The entire Bible is laden with the dance of hearing, understanding, and being silent and acknowledging our woe before we can communicate life-giving speech. Listening to the voice of the Wind that blows when and where he wishes (John 3:8-12) we are born anew. It is in a gentle whisper (1 Kings 19:11, 12) that the Lord speaks to us after letting loose earth-shattering thunder and fire. Likewise, he expects our powerful speech, whether through multimedia at full volume or written books shared by word of mouth in plain English or Portuguese (in our case), or Chinese, or International Sign Language, Swahili or any other language in this world, to be simple, understandable truth spoken in love, with the whisper of the Spirit that resounds throughout the earth.

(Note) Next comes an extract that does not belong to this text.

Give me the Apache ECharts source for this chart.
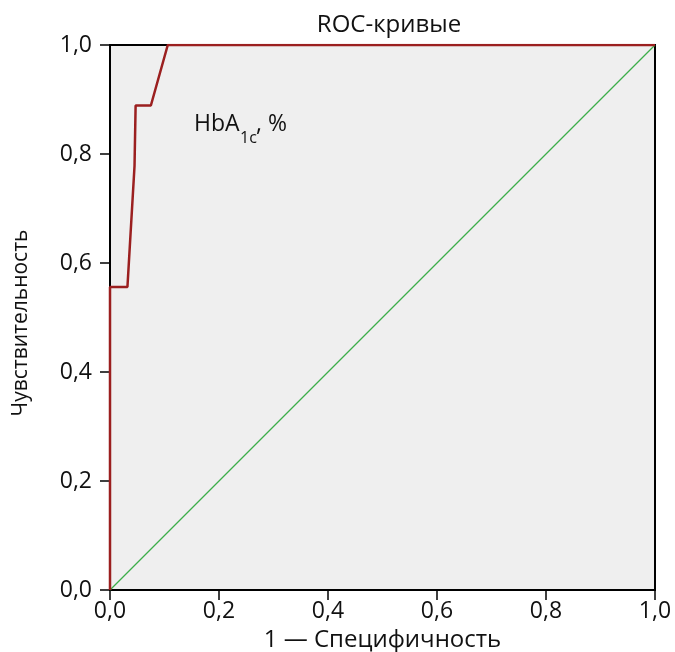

This Christmastide, I wish I become known for listening well – not just music that I love, but God’s forever music, the sound of a mighty rush of wind and a gentle breeze that touches one’s life to leave it never the same. I wish my friends to hear the Voice – not voices of idols or babble of incoherent speech, but the voice we are admonished to listen to without hardening arteries or heart. May we develop learnable hearts and minds, so we acknowledge the God who gives “knowledge and understanding of all kinds of literature and learning” (Daniel 1:17).

I remember my Jewish friends who celebrate the feast of lights, Hanukkah, a lesser festival in their calendar, and the words of the prophet who was displaced from his land and served faithfully through several international[2] dynasties:

Praise be to the name of God for ever and ever;
wisdom and power are his.
He changes times and seasons;
he sets up kings and deposes them.
He gives wisdom to the wise and knowledge to the discerning.
He reveals deep and hidden things;
he knows what lies in darkness,
and light dwells with him.
I thank and praise you, O God of my fathers:
You have given me wisdom and power,
you have made known to me what we asked of you,
you have made known to us the dream of the king.

This song is reminiscent of Paul in his letter to the ex-pagan Corinthians:

For God, who said, "Let light shine out of darkness,"
made his light shine in our hearts
to give us the light of the knowledge
of the glory of God in the face of Christ.
But we have this treasure in jars of clay
to show that this all-surpassing power
is from God and not from us (2 Corinthians 4:6-7).

May Faith communicate the truth of a brilliantly happy Christmas to you and yours, with glories that are not our own, and treasures multiplied throughout the earth in every tongue, for every nation!

Elizabeth Gomes

[1] O for a thousand tongues to speak, Charles Wesley, in Hymns of the Christian Life # 7, Philadelphia: Christian Publications
[2] From the year 605 to around 532 BC, from Nebuchadnezzar of Babylon through Cyrus, the Mede, and then Darius, king of Persia.